• **WHAT IS REQUIRED**:
Omit every picture, and retype the lines that run from the beginning of the data below through the line containing "const colorsB = ['#000000', '#9d9da1'];", inclusive.

• **DATA SHOWN**:
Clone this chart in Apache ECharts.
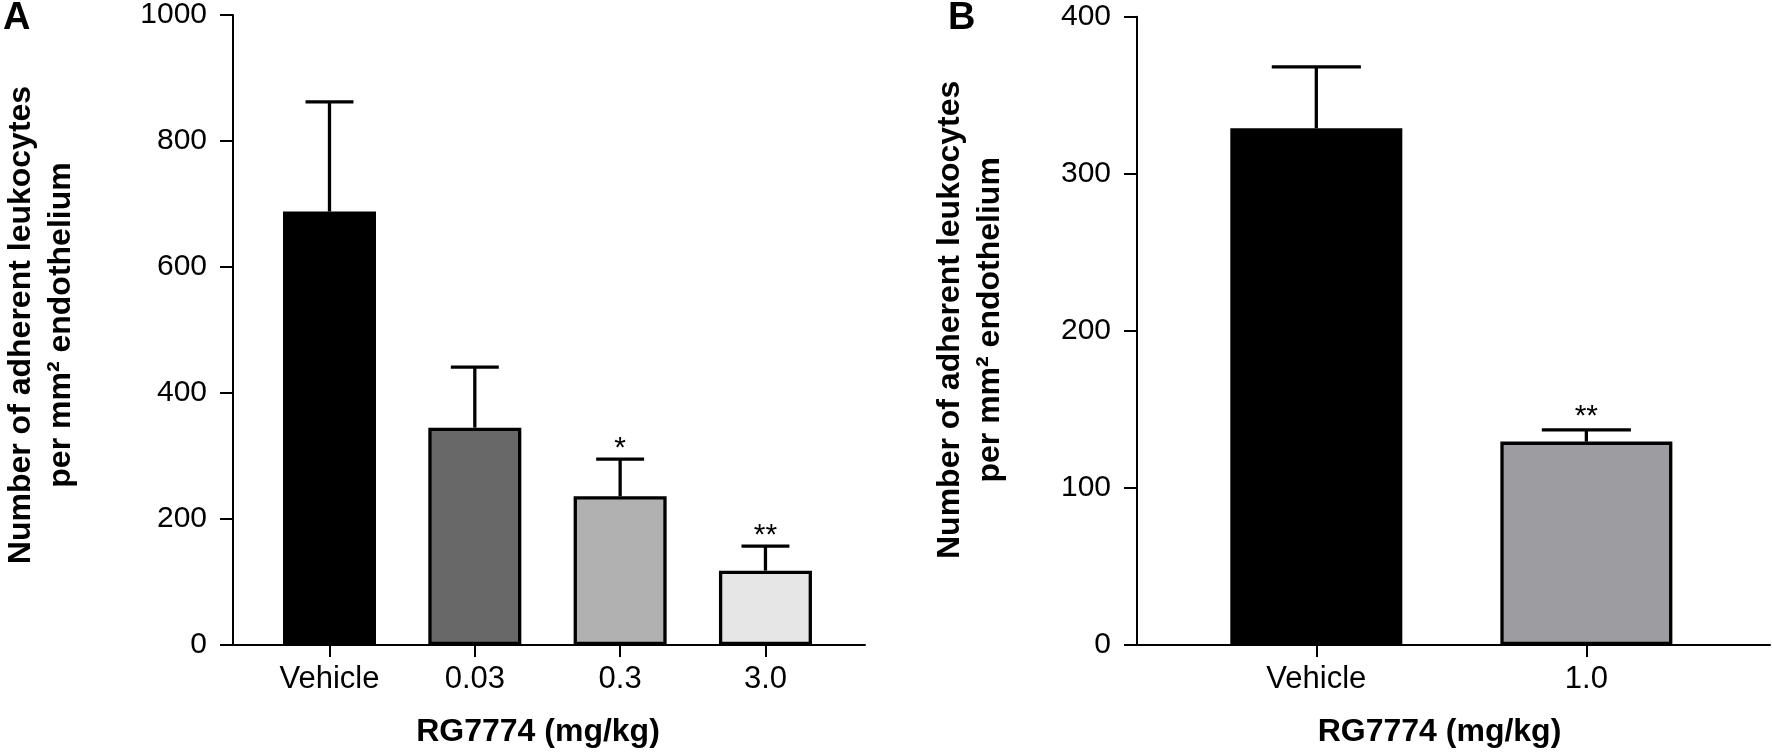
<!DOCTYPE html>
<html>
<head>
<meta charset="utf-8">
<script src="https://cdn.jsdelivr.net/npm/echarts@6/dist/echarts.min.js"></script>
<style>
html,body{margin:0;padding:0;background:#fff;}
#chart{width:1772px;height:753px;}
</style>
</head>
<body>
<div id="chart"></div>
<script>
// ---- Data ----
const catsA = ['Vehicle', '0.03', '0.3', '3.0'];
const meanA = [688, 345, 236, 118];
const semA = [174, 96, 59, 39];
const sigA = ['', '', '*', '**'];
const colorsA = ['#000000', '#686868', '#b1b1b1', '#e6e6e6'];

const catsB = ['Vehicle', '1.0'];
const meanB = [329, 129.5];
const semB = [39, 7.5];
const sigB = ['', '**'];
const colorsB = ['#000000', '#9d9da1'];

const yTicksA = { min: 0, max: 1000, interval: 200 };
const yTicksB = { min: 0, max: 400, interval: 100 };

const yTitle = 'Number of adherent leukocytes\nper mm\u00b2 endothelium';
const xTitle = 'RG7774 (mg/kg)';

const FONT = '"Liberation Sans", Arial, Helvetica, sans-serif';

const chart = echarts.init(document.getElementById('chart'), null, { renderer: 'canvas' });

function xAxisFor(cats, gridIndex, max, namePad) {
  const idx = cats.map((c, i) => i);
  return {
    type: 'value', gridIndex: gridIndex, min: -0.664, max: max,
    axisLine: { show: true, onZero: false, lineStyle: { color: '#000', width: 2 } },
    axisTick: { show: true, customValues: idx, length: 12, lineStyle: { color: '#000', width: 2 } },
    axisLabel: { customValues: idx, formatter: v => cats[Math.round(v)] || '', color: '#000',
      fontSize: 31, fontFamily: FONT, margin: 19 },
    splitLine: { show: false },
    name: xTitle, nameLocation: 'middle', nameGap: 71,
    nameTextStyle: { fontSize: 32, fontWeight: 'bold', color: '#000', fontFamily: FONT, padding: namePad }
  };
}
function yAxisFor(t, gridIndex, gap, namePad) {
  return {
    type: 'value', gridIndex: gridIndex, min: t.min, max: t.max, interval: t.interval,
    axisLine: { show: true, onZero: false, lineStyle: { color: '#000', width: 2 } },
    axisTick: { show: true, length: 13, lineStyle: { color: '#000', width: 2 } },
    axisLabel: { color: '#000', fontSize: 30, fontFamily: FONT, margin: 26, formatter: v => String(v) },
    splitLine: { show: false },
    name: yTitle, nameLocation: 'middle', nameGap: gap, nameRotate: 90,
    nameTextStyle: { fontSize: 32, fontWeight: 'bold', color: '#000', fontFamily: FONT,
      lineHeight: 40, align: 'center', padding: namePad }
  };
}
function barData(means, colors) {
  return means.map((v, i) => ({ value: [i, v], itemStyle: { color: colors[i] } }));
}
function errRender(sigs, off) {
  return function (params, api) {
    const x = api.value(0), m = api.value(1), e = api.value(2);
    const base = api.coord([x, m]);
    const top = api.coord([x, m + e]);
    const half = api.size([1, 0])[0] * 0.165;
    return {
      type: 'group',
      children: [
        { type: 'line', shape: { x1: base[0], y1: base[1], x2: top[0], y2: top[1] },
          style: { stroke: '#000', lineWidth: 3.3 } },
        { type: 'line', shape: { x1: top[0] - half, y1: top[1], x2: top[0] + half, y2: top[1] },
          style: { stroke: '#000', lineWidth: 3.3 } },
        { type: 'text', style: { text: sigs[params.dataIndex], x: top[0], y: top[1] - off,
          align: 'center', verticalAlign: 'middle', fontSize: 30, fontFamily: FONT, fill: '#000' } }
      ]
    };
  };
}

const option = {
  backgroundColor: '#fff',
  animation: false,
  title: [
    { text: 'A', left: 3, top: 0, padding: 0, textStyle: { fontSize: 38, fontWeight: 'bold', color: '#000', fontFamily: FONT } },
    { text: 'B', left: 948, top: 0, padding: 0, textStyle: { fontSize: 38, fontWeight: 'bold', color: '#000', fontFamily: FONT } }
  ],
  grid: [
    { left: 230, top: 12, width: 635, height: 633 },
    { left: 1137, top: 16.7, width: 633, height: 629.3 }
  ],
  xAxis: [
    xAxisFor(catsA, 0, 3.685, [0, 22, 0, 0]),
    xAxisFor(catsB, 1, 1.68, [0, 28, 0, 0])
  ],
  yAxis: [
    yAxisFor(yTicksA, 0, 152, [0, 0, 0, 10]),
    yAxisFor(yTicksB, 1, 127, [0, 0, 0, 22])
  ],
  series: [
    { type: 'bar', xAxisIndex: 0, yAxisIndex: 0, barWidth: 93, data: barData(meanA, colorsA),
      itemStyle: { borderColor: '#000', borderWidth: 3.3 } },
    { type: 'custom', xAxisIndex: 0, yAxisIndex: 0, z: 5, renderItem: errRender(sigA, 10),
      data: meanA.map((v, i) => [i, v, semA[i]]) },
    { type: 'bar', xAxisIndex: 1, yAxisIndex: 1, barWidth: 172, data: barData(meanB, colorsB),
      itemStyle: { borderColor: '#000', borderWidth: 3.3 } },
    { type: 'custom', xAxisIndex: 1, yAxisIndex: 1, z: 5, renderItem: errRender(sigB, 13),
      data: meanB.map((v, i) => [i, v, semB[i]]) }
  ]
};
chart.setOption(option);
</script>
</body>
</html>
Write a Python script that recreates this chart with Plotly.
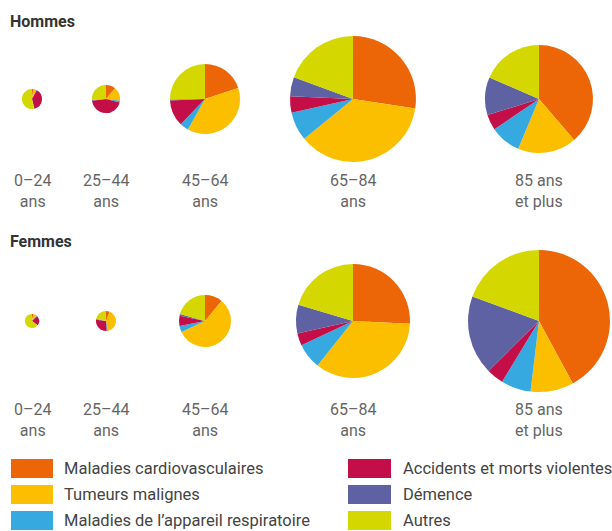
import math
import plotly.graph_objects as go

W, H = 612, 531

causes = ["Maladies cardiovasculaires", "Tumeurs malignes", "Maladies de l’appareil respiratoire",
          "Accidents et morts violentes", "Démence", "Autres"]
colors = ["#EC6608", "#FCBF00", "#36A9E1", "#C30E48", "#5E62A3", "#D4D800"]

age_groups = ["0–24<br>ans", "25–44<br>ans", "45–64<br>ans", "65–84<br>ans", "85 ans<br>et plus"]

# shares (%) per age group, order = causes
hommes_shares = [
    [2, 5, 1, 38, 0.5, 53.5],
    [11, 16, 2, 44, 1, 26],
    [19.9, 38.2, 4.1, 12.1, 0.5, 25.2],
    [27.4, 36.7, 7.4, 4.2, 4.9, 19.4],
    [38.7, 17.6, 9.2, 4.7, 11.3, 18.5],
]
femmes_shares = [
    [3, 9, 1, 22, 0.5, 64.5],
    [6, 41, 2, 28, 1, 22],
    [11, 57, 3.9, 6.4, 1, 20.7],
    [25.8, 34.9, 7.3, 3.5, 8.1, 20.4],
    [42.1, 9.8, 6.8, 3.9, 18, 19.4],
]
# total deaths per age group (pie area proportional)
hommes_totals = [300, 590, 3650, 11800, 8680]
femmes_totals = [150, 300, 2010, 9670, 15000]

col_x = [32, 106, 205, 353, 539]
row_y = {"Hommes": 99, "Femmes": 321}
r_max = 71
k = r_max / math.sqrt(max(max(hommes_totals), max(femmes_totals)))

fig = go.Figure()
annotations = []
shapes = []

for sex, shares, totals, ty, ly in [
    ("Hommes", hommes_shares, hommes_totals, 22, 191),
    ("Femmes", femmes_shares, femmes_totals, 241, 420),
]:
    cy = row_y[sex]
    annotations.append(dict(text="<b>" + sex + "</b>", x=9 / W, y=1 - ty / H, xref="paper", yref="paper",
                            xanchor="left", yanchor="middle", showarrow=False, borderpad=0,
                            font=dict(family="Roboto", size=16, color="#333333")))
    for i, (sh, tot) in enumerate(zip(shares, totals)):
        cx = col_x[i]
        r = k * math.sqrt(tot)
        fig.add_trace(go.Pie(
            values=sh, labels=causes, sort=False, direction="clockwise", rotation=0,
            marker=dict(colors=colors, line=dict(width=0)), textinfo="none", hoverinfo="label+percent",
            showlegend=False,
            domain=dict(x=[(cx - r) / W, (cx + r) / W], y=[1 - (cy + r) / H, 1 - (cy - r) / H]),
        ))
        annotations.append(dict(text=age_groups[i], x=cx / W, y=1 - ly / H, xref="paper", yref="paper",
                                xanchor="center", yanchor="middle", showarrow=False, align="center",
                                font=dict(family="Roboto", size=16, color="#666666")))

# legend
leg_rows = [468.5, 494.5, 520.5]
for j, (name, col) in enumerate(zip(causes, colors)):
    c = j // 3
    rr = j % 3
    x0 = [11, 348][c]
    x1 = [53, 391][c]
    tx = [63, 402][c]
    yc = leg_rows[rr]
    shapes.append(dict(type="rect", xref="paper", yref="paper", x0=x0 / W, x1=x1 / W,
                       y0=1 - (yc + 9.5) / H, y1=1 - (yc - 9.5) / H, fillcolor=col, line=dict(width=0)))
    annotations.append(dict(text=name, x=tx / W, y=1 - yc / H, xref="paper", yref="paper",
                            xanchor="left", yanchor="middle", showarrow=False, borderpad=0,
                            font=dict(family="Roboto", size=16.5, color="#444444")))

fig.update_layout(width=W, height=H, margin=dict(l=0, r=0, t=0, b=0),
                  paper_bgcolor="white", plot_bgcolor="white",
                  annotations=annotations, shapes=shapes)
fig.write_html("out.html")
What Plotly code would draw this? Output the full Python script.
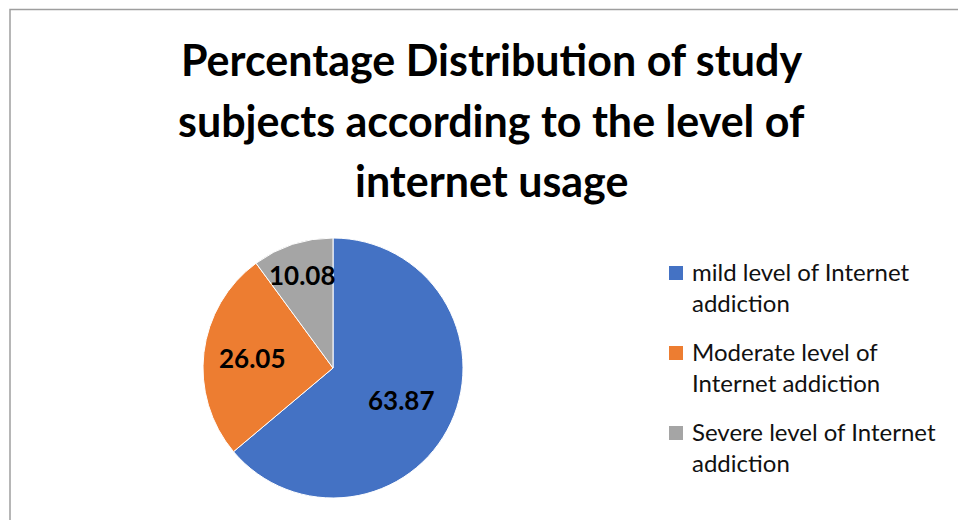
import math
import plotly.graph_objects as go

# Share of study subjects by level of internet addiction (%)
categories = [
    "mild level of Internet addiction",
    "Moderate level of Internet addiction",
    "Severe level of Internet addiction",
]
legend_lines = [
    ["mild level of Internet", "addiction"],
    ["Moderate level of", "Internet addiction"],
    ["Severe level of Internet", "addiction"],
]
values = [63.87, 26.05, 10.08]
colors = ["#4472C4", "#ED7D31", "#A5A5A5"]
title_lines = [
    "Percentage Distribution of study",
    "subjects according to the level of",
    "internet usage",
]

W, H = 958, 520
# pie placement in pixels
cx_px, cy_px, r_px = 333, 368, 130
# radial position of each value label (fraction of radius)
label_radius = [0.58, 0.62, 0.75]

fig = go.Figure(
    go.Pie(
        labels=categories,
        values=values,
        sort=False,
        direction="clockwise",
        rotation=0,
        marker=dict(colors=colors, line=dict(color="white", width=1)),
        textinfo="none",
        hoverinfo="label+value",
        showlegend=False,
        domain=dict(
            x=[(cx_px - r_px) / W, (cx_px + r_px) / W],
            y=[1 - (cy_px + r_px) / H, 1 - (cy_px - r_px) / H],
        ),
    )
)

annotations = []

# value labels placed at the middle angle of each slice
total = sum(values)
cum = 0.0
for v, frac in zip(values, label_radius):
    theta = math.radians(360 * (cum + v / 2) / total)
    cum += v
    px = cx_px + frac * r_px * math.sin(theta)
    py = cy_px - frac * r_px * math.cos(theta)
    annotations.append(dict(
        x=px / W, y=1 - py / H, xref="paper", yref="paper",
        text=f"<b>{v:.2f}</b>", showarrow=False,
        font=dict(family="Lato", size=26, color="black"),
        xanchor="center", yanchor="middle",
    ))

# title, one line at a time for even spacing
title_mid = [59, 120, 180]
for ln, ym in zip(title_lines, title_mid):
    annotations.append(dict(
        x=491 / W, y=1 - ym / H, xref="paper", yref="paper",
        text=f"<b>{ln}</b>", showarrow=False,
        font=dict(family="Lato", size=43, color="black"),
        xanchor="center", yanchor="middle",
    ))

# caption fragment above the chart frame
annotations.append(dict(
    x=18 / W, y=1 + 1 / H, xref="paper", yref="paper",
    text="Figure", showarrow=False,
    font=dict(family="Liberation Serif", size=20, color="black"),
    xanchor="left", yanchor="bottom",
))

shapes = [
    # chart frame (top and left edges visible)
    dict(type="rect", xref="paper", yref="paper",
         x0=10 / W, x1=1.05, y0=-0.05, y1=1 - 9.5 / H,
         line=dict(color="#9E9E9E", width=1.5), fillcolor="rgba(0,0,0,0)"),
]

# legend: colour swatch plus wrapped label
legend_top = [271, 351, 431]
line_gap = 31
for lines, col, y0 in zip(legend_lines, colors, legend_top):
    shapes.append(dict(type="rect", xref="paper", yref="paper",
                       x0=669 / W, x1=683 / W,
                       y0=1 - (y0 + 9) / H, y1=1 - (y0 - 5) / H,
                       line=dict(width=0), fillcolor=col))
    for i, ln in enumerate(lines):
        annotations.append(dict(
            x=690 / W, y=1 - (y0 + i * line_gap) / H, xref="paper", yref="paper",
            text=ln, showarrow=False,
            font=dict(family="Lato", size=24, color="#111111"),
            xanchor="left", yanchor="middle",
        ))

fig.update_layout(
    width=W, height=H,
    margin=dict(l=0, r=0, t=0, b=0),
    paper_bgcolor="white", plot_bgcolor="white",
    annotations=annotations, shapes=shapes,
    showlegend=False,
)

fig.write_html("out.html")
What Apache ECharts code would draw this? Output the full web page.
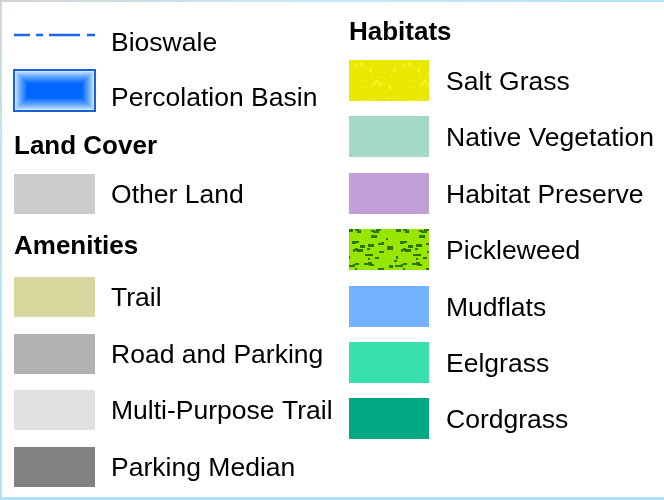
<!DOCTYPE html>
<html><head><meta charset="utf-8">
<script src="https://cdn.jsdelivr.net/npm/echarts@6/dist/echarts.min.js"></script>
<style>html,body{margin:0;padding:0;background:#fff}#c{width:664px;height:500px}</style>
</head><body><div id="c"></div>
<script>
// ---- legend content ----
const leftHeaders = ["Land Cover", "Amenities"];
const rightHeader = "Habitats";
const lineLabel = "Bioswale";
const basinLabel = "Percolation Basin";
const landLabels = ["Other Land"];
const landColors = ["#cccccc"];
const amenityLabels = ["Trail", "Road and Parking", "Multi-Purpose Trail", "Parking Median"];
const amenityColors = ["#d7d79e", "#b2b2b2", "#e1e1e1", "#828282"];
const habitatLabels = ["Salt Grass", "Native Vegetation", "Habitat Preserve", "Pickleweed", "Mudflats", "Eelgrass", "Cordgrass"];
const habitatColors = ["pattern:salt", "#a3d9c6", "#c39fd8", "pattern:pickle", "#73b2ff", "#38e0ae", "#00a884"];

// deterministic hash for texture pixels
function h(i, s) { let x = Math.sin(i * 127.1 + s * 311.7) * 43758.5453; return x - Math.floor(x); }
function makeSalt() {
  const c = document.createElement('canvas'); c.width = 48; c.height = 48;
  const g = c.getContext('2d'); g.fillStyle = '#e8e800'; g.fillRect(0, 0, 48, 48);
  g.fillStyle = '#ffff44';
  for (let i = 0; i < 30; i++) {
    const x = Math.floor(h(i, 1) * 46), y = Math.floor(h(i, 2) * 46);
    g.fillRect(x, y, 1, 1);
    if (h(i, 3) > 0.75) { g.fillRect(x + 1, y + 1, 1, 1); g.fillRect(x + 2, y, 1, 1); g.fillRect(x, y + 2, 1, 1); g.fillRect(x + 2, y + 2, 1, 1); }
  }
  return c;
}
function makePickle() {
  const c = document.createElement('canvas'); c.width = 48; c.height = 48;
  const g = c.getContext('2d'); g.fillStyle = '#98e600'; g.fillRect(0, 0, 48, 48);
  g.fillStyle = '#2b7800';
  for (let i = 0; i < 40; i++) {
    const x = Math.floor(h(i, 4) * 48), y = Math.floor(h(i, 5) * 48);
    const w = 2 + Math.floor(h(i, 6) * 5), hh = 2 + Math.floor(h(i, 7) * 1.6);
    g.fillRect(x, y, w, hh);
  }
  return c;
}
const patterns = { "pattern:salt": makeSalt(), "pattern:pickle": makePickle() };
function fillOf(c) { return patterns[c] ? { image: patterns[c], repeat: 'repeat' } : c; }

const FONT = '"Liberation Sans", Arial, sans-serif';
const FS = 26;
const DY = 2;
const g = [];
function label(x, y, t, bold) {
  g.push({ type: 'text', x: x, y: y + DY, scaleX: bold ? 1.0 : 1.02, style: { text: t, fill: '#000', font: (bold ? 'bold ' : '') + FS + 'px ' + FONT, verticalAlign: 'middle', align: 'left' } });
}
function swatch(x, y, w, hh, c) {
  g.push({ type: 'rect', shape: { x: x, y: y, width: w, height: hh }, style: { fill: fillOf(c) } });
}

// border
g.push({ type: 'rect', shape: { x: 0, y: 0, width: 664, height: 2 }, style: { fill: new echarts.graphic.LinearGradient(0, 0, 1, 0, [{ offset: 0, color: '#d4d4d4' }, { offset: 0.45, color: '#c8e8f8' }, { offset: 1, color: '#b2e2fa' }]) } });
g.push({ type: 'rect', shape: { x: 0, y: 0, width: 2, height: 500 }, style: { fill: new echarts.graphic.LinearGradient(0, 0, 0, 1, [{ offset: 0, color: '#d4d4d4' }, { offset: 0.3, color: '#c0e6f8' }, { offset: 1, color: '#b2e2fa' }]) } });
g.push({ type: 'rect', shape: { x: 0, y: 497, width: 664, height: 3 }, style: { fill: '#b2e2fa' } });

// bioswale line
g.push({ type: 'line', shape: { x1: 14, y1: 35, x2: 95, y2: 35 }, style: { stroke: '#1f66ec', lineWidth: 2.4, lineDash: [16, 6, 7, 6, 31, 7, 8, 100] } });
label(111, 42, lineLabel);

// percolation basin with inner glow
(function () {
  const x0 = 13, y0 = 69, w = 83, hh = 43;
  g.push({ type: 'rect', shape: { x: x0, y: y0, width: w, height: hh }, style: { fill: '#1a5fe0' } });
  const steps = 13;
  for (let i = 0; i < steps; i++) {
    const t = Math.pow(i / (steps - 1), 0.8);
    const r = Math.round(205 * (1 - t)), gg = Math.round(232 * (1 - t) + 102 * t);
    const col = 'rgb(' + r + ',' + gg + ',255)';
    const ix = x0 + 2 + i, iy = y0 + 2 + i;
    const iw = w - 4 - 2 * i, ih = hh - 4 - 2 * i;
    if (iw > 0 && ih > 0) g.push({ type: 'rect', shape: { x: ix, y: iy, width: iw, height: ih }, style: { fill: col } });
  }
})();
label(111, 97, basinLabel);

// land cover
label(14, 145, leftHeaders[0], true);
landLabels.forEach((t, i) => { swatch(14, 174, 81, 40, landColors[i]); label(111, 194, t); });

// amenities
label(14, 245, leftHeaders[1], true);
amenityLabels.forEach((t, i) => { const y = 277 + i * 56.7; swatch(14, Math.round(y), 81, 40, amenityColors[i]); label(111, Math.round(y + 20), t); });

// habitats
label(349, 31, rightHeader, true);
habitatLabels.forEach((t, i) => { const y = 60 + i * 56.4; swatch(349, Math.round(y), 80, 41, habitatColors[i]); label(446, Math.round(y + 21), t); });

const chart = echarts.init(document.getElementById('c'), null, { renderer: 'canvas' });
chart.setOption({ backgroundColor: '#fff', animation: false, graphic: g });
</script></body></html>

• **PROBLEM SOLUTION**:
Clone this chart in Apache ECharts.
<!DOCTYPE html>
<html>
<head>
<meta charset="utf-8">
<script src="https://cdn.jsdelivr.net/npm/echarts@6/dist/echarts.min.js"></script>
<style>
html,body{margin:0;padding:0;background:#fff;}
#chart{width:1772px;height:753px;}
</style>
</head>
<body>
<div id="chart"></div>
<script>
// ---- Data ----
const catsA = ['Vehicle', '0.03', '0.3', '3.0'];
const meanA = [688, 345, 236, 118];
const semA = [174, 96, 59, 39];
const sigA = ['', '', '*', '**'];
const colorsA = ['#000000', '#686868', '#b1b1b1', '#e6e6e6'];

const catsB = ['Vehicle', '1.0'];
const meanB = [329, 129.5];
const semB = [39, 7.5];
const sigB = ['', '**'];
const colorsB = ['#000000', '#9d9da1'];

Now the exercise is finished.